Not just any dudes. Dudes with sexy brains. I have made a list of dudes on whom I have major brain-crushes. Now, before you read it, know that a brain-crush is not remotely sexual. So knock it off right now. It’s not that I have the hots for any of these guys (necessarily … Todd Sampson). It’s just that their brains are so interesting. I would like to take their brains out to dinner and ask them about their childhoods. I would walk their brains home and call them the next day.

You may notice that Margaret Atwood has made my dude list. “But she be not a man!” you may cry. Forsooth, it be my list and my rules. “Dude” is a pretty all-inclusive term in my books.

1. Sir Ken Robinson

Ah, Sir Ken. The wise-cracking, education-reforming, deadpan actual-knight of my dreams. I discovered his work properly last year and went on a Sir Ken binge, reading his books and watching his TED and RSA talks practically in one go.

 

2. Kevin McCloud

Another grouchy old Englishman, yes. But another one bouncing around with passion for his work. Irresistible! Grand Designs always delighted me, but his sustainable housing project catapulted him into brain-crush territory. Basically, he wants to make houses that make people happy. What’s not to love?

 

3. Todd Sampson

CEO of Leo Burnett, climber of Mount Everest, wearer of very tight T-shirts. My favourite co-founder of Earth Hour, and salt-and-peppered panellist on The Gruen Transfer. I had the pleasure of interviewing Mr Sampson a couple of years ago for a student magazine, and I somehow got through the whole thing without swooning. Evidently I’m not the only one he affects this way, as a play is showing in Sydney next month simply entitled I Love Todd Sampson. I love whoever created that show.

 

4. Margaret Atwood

Acclaimed author, literary heavyweight, and one-time retweeter of one of my tweets. (Greatest. Moment.
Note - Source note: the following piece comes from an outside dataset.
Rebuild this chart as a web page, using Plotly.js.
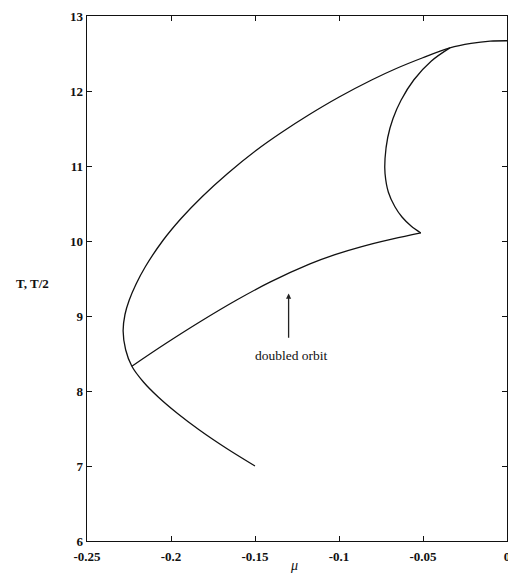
<!DOCTYPE html>
<html>
<head>
<meta charset="utf-8">
<script src="https://cdn.plot.ly/plotly-3.0.1.min.js"></script>
<style>html,body{margin:0;padding:0;background:#fff;}#chart{width:508px;height:573px;}</style>
</head>
<body>
<div id="chart"></div>
<script>
// Outer branch: from (-0.15, 7) round the nose up to the top near mu = 0
const outerMu = [-0.1500, -0.1673, -0.1831, -0.1961, -0.2076, -0.2164, -0.2233, -0.2270, -0.2285, -0.2274, -0.2249, -0.2207, -0.2152, -0.2047, -0.1940, -0.1815, -0.1663, -0.1492, -0.1347, -0.1181, -0.0999, -0.0803, -0.0659, -0.0505, -0.0340, -0.0214, -0.0100, 0.0000];
const outerT  = [7.00, 7.24, 7.48, 7.70, 7.92, 8.12, 8.33, 8.55, 8.80, 9.02, 9.21, 9.43, 9.66, 10.01, 10.30, 10.59, 10.90, 11.21, 11.44, 11.68, 11.92, 12.15, 12.30, 12.44, 12.575, 12.635, 12.665, 12.67];
// Swallowtail branch: from the cusp near the top down to the tip
const tailMu = [-0.0340, -0.0450, -0.0554, -0.0630, -0.0679, -0.0710, -0.0726, -0.0726, -0.0706, -0.0668, -0.0625, -0.0571, -0.0513];
const tailT  = [12.575, 12.40, 12.15, 11.88, 11.63, 11.38, 11.10, 10.90, 10.65, 10.46, 10.32, 10.20, 10.107];
// Doubled-orbit branch: from the tip back to the junction on the outer branch
const doubledMu = [-0.0513, -0.0679, -0.0875, -0.1024, -0.1173, -0.1411, -0.1609, -0.1827, -0.2036, -0.2233];
const doubledT  = [10.107, 10.027, 9.919, 9.818, 9.694, 9.451, 9.213, 8.923, 8.626, 8.33];

const xTickVals = [-0.25, -0.2, -0.15, -0.1, -0.05, 0];
const xTickText = ["-0.25", "-0.2", "-0.15", "-0.1", "-0.05", "0"];
const yTickVals = [6, 7, 8, 9, 10, 11, 12, 13];
const yTickText = ["6", "7", "8", "9", "10", "11", "12", "13"];

const lineStyle = {color: '#111', width: 1.3, shape: 'spline', smoothing: 1};

const traces = [
  {x: outerMu, y: outerT, mode: 'lines', line: lineStyle, hoverinfo: 'none'},
  {x: tailMu, y: tailT, mode: 'lines', line: lineStyle, hoverinfo: 'none'},
  {x: doubledMu, y: doubledT, mode: 'lines', line: lineStyle, hoverinfo: 'none'}
];

const serif = '"Liberation Serif", "DejaVu Serif", serif';
const tickFont = {family: serif, size: 13, color: '#111', weight: 'bold'};

const layout = {
  width: 508, height: 573,
  margin: {l: 87, r: 1, t: 16, b: 32},
  paper_bgcolor: '#fff', plot_bgcolor: '#fff',
  showlegend: false,
  xaxis: {
    range: [-0.25, 0], tickmode: 'array', tickvals: xTickVals, ticktext: xTickText,
    ticks: 'inside', ticklen: 5, tickcolor: '#111', tickwidth: 1,
    showline: true, linecolor: '#111', linewidth: 1.3, mirror: 'ticks',
    showgrid: false, zeroline: false, tickfont: tickFont,
    ticklabeloverflow: 'allow', ticklabelstandoff: 3
  },
  yaxis: {
    range: [6, 13], tickmode: 'array', tickvals: yTickVals, ticktext: yTickText,
    ticks: 'inside', ticklen: 5, tickcolor: '#111', tickwidth: 1,
    showline: true, linecolor: '#111', linewidth: 1.3, mirror: 'ticks',
    showgrid: false, zeroline: false, tickfont: tickFont
  },
  annotations: [
    {x: -0.13, y: 9.30, ax: -0.13, ay: 8.69, xref: 'x', yref: 'y', axref: 'x', ayref: 'y',
     showarrow: true, arrowhead: 2, arrowsize: 0.8, arrowwidth: 1.3, arrowcolor: '#222', text: ''},
    {x: -0.1285, y: 8.48, xref: 'x', yref: 'y', showarrow: false, text: 'doubled orbit',
     xanchor: 'center', yanchor: 'middle',
     font: {family: serif, size: 13.5, color: '#111'}},
    {showarrow: false, text: 'T, T/2', xref: 'paper', yref: 'paper', xanchor: 'center', yanchor: 'middle',
     font: {family: serif, size: 13, color: '#111', weight: 'bold'}},
    {showarrow: false, text: '<i>μ</i>', xref: 'paper', yref: 'paper', xanchor: 'center', yanchor: 'middle',
     font: {family: serif, size: 14, color: '#111'}}
  ]
};

// place the axis titles (pixel positions converted to paper coordinates)
const plotW = 508 - 87 - 1, plotH = 573 - 16 - 32;
layout.annotations[2].x = (32 - 87) / plotW; layout.annotations[2].y = 1 - (283 - 16) / plotH;
layout.annotations[3].x = (294 - 87) / plotW; layout.annotations[3].y = 1 - (565 - 16) / plotH;

Plotly.newPlot('chart', traces, layout, {displayModeBar: false, staticPlot: true});
</script>
</body>
</html>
Of my life.) My friend Carina Tan-Van Baren has written a gorgeous account of Margaret’s recent appearance at the Perth Writers Festival. Other than that, all I can say is this: if you like speculative fiction, read Oryx and Crake. Go. Read it now.

 

5. Ben Hammersley

I discovered this gentleman’s work recently when I was listening to his keynote on the RSA Events podcast: ‘Tomorrow’s Work: Why Yesterday’s Expectations Are Ruining Today’s Future’. He raised some very interesting points about technology and how we use it at work. Since corresponding with him about his ideas, I’ve changed some of my email habits and become a much happier worker! I look forward to reading more of his stuff.